■ **REQUEST**
Copy from the first line below down to and including the line with "5, 3, 4, 8, 4];". Skip the pictures.

──────── STORED DATA

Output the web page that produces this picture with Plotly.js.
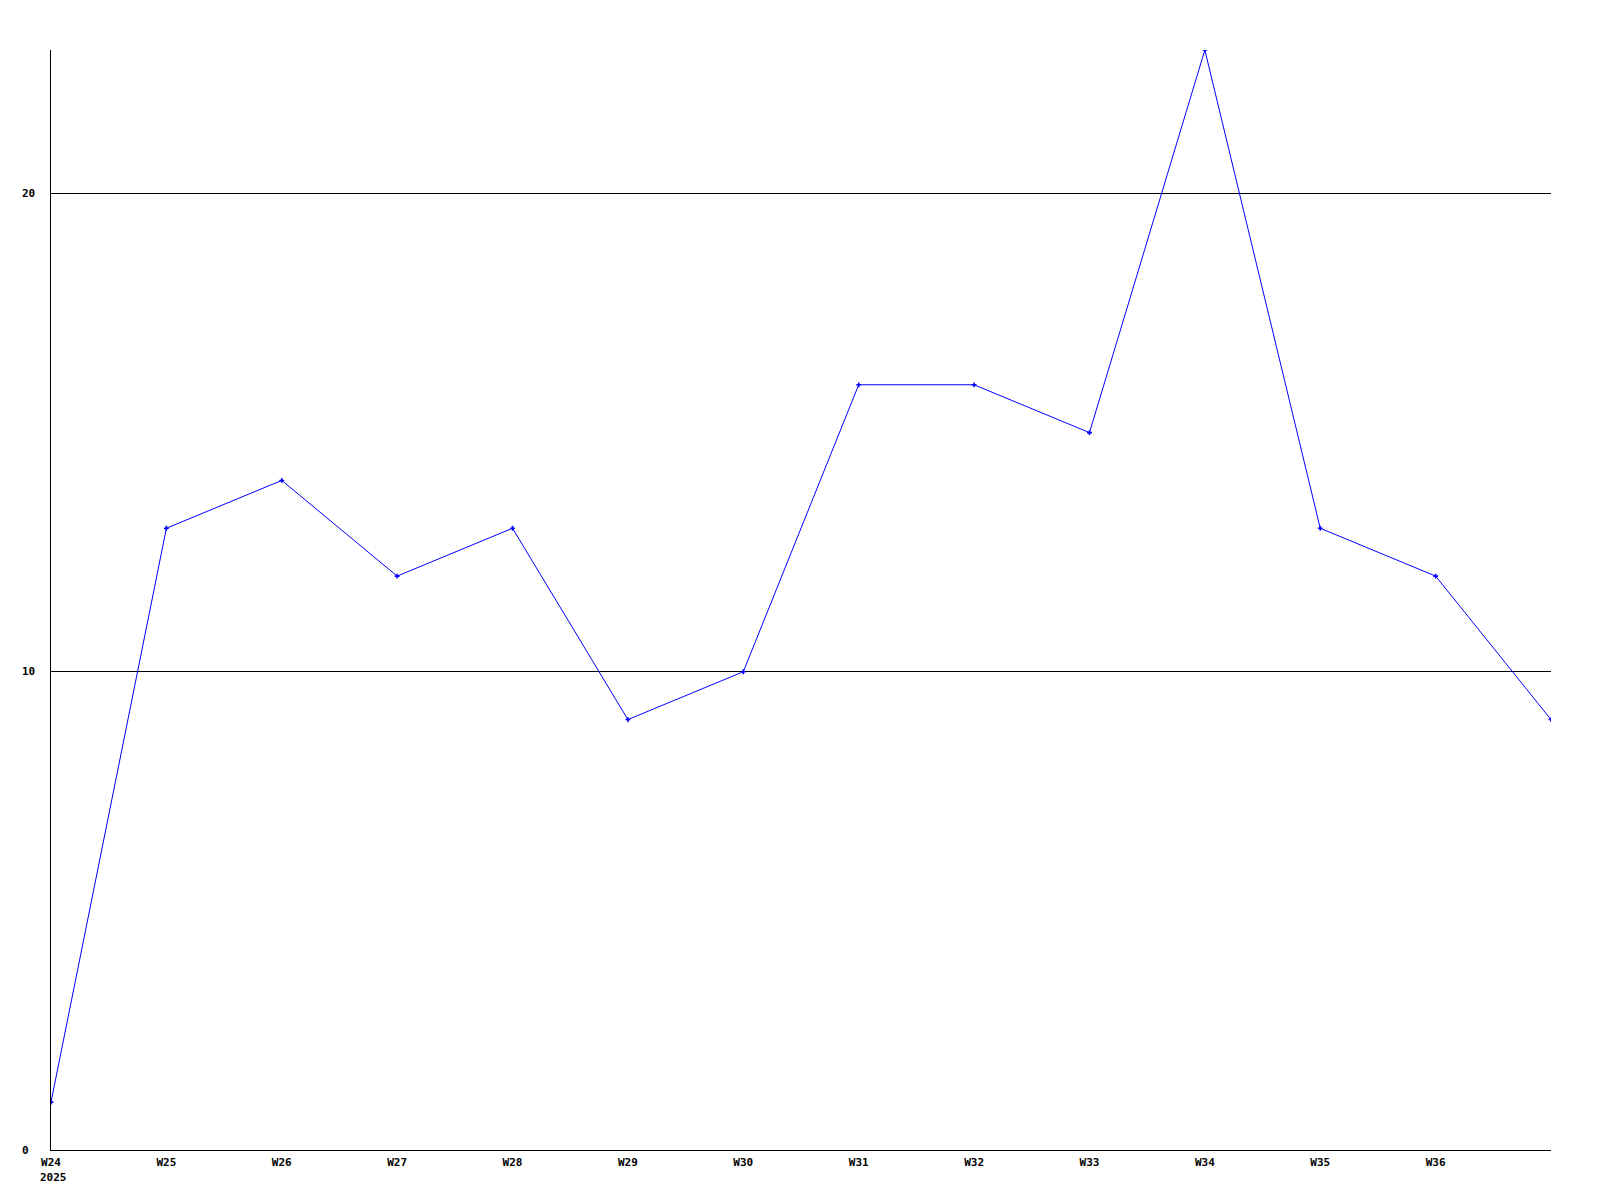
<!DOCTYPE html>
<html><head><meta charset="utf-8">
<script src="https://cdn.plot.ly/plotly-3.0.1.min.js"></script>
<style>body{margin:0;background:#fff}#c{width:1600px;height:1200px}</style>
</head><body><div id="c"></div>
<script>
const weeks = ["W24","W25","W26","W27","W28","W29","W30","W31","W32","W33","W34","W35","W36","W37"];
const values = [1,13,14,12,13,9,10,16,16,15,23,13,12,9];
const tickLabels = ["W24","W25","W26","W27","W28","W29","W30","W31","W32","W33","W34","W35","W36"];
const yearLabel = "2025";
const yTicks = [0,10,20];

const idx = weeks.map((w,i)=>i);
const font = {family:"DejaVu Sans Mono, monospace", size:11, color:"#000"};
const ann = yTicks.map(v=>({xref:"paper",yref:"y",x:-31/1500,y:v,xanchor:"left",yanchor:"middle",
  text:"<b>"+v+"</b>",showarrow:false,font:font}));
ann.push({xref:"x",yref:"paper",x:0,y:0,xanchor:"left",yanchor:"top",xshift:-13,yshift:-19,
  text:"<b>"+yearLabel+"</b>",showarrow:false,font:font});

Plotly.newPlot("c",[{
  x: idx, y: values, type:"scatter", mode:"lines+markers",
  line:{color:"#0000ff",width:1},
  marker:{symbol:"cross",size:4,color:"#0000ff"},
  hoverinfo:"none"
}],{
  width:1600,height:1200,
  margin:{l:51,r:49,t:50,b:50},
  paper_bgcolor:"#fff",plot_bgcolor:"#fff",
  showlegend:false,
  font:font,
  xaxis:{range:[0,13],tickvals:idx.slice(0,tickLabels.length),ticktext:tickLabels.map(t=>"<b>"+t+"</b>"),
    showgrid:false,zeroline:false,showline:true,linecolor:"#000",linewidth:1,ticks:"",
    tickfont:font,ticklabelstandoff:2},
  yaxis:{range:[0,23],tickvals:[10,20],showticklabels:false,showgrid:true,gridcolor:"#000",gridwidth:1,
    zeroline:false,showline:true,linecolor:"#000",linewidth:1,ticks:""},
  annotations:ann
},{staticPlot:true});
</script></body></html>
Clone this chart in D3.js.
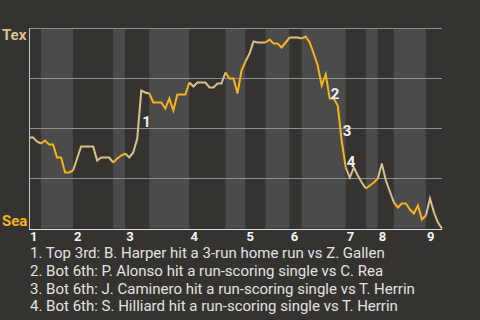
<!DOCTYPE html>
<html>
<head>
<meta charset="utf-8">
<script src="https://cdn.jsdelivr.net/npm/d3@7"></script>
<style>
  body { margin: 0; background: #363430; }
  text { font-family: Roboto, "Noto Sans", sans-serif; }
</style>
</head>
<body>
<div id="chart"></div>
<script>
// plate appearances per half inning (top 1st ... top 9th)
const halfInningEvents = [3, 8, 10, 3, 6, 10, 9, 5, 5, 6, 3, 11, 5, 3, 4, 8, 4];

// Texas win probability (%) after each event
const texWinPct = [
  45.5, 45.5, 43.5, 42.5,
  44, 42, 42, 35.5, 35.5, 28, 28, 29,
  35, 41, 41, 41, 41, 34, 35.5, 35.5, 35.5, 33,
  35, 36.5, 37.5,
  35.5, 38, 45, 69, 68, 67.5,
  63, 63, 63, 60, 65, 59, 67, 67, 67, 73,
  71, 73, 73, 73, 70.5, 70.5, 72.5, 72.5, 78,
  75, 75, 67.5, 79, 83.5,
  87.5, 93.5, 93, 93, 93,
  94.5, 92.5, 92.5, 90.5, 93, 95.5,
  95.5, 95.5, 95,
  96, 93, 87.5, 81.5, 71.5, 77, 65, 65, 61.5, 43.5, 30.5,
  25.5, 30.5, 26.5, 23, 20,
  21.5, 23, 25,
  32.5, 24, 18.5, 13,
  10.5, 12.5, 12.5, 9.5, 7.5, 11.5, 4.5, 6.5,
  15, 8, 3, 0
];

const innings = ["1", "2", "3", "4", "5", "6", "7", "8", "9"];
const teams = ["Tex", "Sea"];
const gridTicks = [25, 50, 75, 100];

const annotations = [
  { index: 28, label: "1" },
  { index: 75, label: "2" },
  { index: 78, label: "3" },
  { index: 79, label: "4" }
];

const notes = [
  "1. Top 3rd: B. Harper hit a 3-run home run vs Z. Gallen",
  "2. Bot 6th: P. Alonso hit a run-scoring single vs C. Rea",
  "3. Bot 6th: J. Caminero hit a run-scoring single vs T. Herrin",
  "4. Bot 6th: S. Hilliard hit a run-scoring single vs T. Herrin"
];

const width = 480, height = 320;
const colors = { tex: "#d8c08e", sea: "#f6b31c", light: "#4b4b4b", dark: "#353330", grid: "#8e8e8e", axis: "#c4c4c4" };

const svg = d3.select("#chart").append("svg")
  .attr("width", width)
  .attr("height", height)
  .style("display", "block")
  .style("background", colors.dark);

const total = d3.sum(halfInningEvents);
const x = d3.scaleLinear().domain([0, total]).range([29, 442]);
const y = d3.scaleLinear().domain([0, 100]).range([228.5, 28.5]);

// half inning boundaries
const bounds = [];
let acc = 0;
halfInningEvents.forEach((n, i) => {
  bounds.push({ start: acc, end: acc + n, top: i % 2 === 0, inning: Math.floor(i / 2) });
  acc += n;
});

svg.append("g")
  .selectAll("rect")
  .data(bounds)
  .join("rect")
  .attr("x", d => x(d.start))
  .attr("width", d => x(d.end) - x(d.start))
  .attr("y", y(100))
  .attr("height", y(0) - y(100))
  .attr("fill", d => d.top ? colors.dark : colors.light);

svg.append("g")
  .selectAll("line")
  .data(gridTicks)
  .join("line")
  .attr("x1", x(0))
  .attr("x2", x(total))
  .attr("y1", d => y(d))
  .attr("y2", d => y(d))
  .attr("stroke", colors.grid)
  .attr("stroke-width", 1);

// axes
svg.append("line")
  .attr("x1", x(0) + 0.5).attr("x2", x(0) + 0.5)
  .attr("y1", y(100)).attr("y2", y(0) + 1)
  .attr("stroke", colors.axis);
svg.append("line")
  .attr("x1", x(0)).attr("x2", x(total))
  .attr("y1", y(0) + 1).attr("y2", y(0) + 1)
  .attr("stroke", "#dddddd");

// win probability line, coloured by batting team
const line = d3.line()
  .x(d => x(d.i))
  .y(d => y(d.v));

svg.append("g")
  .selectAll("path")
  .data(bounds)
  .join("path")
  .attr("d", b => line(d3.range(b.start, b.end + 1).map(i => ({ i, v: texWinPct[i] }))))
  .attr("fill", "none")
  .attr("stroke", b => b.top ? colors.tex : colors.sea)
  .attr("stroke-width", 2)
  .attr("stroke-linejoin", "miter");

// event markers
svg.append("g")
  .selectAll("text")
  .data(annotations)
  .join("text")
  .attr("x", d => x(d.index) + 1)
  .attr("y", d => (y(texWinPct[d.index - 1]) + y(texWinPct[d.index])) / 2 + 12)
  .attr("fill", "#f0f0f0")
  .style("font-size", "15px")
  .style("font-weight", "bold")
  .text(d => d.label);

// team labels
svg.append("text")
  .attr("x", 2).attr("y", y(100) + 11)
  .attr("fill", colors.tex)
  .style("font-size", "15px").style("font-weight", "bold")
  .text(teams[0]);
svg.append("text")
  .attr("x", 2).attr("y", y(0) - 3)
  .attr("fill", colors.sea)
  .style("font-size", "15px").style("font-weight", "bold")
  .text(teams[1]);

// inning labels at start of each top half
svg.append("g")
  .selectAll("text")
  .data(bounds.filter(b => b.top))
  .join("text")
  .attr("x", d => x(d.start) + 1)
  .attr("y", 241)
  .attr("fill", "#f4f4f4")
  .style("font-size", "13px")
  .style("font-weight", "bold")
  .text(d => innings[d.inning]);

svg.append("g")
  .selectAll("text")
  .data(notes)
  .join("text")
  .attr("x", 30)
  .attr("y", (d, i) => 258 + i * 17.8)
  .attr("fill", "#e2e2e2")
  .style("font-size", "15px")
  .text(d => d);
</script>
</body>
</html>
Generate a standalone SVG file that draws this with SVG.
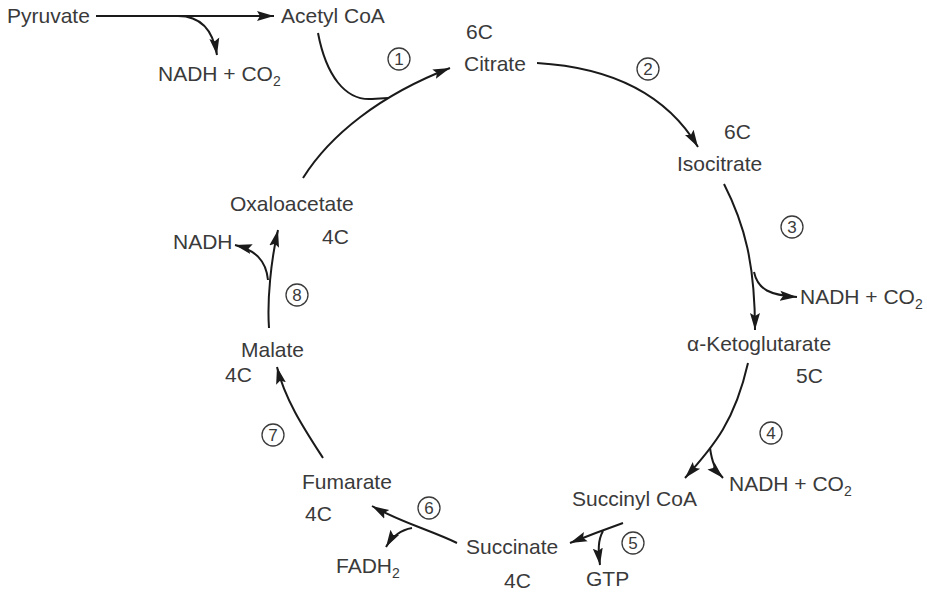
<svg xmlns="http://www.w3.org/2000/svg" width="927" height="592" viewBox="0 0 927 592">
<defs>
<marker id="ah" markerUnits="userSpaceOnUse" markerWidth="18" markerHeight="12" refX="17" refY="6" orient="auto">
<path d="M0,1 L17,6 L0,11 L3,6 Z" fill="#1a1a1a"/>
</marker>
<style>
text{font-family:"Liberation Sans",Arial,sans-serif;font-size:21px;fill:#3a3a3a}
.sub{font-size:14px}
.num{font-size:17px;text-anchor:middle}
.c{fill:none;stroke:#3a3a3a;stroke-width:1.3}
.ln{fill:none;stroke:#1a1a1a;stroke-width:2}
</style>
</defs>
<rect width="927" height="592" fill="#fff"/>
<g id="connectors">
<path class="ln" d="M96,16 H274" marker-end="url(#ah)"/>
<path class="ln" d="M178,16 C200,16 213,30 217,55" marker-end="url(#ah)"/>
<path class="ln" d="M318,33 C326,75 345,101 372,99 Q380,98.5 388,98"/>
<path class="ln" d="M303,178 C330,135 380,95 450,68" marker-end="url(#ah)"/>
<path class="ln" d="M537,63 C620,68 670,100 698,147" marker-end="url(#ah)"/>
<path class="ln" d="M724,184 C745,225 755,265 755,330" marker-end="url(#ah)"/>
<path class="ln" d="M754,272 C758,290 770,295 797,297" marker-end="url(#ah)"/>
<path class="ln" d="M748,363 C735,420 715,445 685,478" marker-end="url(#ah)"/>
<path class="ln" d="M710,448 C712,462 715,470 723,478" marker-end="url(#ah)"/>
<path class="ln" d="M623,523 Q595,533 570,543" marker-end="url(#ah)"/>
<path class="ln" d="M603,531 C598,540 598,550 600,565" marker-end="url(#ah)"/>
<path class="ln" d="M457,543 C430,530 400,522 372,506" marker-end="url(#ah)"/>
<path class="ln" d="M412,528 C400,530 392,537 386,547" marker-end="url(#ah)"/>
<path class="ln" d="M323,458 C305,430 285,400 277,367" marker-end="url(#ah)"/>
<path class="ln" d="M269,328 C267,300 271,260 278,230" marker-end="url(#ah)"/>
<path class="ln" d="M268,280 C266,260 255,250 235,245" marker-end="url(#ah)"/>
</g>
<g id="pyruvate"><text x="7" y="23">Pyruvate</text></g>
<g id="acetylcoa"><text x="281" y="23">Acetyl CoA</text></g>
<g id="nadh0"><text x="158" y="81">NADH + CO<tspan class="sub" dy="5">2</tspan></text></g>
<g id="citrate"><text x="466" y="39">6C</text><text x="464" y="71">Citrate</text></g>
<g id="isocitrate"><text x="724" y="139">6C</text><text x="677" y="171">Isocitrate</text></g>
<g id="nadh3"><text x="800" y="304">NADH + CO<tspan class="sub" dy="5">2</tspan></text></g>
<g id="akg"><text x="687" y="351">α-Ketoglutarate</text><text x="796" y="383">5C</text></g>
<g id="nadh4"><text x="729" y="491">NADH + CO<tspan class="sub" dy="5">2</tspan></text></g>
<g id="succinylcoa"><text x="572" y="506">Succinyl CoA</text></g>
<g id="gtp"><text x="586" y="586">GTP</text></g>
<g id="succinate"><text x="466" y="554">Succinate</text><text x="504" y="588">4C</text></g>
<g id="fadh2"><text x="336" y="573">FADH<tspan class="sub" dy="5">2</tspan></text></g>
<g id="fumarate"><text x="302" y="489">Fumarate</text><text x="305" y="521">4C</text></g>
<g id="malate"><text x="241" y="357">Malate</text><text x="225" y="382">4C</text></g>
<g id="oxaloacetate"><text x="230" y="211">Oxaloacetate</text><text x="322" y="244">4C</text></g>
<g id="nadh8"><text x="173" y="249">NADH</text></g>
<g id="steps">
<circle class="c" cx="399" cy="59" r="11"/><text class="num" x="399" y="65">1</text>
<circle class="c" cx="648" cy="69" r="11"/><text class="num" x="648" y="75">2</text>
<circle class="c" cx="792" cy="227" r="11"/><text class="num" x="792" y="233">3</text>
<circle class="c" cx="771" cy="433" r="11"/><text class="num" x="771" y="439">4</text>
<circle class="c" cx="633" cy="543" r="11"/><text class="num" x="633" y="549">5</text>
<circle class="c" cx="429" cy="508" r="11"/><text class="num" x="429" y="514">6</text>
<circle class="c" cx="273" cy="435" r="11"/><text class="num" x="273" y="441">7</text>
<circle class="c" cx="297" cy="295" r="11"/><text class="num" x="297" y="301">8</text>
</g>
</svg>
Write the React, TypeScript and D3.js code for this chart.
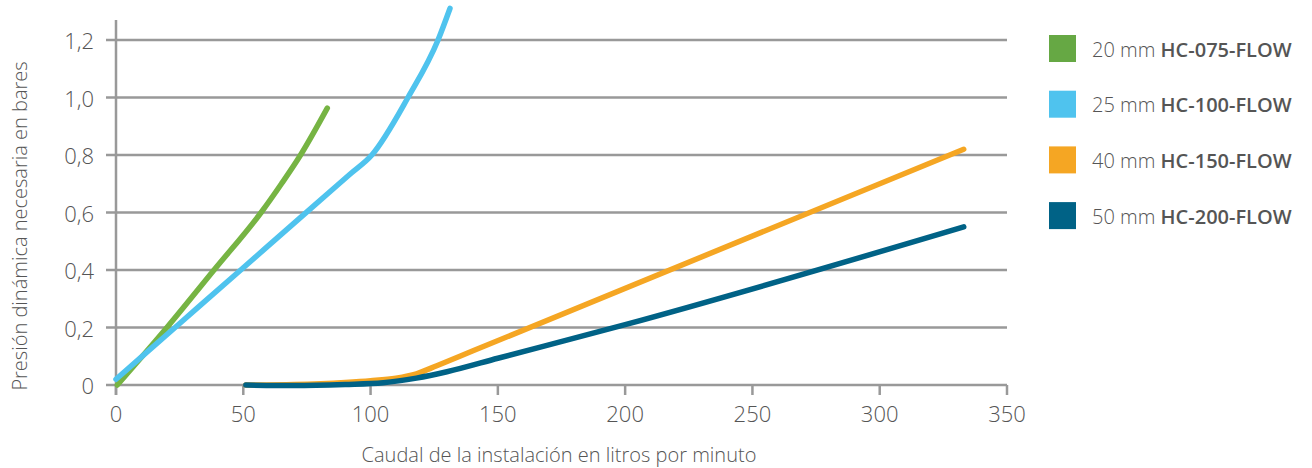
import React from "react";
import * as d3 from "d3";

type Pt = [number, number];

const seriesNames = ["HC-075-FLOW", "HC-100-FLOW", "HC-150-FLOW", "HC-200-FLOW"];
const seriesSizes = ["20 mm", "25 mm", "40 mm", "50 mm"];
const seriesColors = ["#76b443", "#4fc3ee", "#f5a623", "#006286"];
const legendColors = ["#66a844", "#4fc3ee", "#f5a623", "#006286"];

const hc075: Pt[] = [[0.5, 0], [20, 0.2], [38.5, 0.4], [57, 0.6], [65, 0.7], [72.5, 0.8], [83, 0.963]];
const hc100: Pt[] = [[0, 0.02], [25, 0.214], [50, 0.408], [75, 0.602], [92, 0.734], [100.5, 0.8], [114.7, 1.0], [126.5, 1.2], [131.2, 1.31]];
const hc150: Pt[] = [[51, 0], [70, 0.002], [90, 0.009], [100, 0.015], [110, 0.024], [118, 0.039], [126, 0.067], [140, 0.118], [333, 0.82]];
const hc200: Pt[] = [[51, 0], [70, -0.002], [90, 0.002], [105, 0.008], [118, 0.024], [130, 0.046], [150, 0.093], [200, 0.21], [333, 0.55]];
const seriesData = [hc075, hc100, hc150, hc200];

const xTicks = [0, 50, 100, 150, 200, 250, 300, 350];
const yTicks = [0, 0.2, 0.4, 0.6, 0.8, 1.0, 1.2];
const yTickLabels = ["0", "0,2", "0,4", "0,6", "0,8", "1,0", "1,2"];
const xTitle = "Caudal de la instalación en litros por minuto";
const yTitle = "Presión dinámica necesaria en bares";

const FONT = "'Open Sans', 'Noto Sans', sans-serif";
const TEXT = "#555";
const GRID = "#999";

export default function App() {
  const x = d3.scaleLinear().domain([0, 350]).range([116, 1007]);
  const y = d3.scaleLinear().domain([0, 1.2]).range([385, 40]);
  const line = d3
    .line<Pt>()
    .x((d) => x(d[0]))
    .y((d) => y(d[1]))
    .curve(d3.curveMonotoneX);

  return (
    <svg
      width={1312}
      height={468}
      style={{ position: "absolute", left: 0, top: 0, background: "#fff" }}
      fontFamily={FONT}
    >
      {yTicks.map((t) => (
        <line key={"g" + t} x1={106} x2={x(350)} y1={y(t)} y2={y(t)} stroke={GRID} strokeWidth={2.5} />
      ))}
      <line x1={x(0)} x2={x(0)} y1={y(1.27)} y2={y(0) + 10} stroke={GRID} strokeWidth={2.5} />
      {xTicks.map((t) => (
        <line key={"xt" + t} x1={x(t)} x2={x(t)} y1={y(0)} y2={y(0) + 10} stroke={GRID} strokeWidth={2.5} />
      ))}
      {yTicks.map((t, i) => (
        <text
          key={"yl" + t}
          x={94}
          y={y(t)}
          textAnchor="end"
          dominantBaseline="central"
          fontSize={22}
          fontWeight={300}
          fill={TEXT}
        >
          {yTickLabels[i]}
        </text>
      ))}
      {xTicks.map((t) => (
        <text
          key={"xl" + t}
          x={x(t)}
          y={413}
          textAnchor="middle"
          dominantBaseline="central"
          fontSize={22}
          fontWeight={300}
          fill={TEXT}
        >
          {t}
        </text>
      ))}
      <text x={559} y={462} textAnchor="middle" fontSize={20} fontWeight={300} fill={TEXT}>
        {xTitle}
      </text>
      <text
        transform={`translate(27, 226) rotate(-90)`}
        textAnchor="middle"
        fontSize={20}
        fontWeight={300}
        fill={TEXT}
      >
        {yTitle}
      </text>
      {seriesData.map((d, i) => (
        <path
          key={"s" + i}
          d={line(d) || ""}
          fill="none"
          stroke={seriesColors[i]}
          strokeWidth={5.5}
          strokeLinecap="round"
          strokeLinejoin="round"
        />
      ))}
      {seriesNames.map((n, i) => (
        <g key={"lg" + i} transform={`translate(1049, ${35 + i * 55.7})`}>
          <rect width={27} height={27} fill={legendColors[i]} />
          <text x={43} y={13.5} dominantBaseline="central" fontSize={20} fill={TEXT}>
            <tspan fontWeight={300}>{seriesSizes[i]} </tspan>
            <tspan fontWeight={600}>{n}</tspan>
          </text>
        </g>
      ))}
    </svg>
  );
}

────────────────

■ **SOLUTION TO THIS PROBLEM**
Output the web page that produces this picture with Plotly.js.
<!DOCTYPE html>
<html><head><meta charset="utf-8">
<script src="https://cdn.plot.ly/plotly-3.0.1.min.js"></script>
<style>body{margin:0;background:#fff}#c{width:1600px;height:1200px}</style>
</head><body><div id="c"></div>
<script>
const weeks = ["W24","W25","W26","W27","W28","W29","W30","W31","W32","W33","W34","W35","W36","W37"];
const values = [1,13,14,12,13,9,10,16,16,15,23,13,12,9];
const tickLabels = ["W24","W25","W26","W27","W28","W29","W30","W31","W32","W33","W34","W35","W36"];
const yearLabel = "2025";
const yTicks = [0,10,20];

const idx = weeks.map((w,i)=>i);
const font = {family:"DejaVu Sans Mono, monospace", size:11, color:"#000"};
const ann = yTicks.map(v=>({xref:"paper",yref:"y",x:-31/1500,y:v,xanchor:"left",yanchor:"middle",
  text:"<b>"+v+"</b>",showarrow:false,font:font}));
ann.push({xref:"x",yref:"paper",x:0,y:0,xanchor:"left",yanchor:"top",xshift:-13,yshift:-19,
  text:"<b>"+yearLabel+"</b>",showarrow:false,font:font});

Plotly.newPlot("c",[{
  x: idx, y: values, type:"scatter", mode:"lines+markers",
  line:{color:"#0000ff",width:1},
  marker:{symbol:"cross",size:4,color:"#0000ff"},
  hoverinfo:"none"
}],{
  width:1600,height:1200,
  margin:{l:51,r:49,t:50,b:50},
  paper_bgcolor:"#fff",plot_bgcolor:"#fff",
  showlegend:false,
  font:font,
  xaxis:{range:[0,13],tickvals:idx.slice(0,tickLabels.length),ticktext:tickLabels.map(t=>"<b>"+t+"</b>"),
    showgrid:false,zeroline:false,showline:true,linecolor:"#000",linewidth:1,ticks:"",
    tickfont:font,ticklabelstandoff:2},
  yaxis:{range:[0,23],tickvals:[10,20],showticklabels:false,showgrid:true,gridcolor:"#000",gridwidth:1,
    zeroline:false,showline:true,linecolor:"#000",linewidth:1,ticks:""},
  annotations:ann
},{staticPlot:true});
</script></body></html>
Clone this chart in D3.js.
<!DOCTYPE html>
<html>
<head>
<meta charset="utf-8">
<script src="https://cdn.jsdelivr.net/npm/d3@7"></script>
<style>
  body { margin: 0; background: #363430; }
  text { font-family: Roboto, "Noto Sans", sans-serif; }
</style>
</head>
<body>
<div id="chart"></div>
<script>
// plate appearances per half inning (top 1st ... top 9th)
const halfInningEvents = [3, 8, 10, 3, 6, 10, 9, 5, 5, 6, 3, 11, 5, 3, 4, 8, 4];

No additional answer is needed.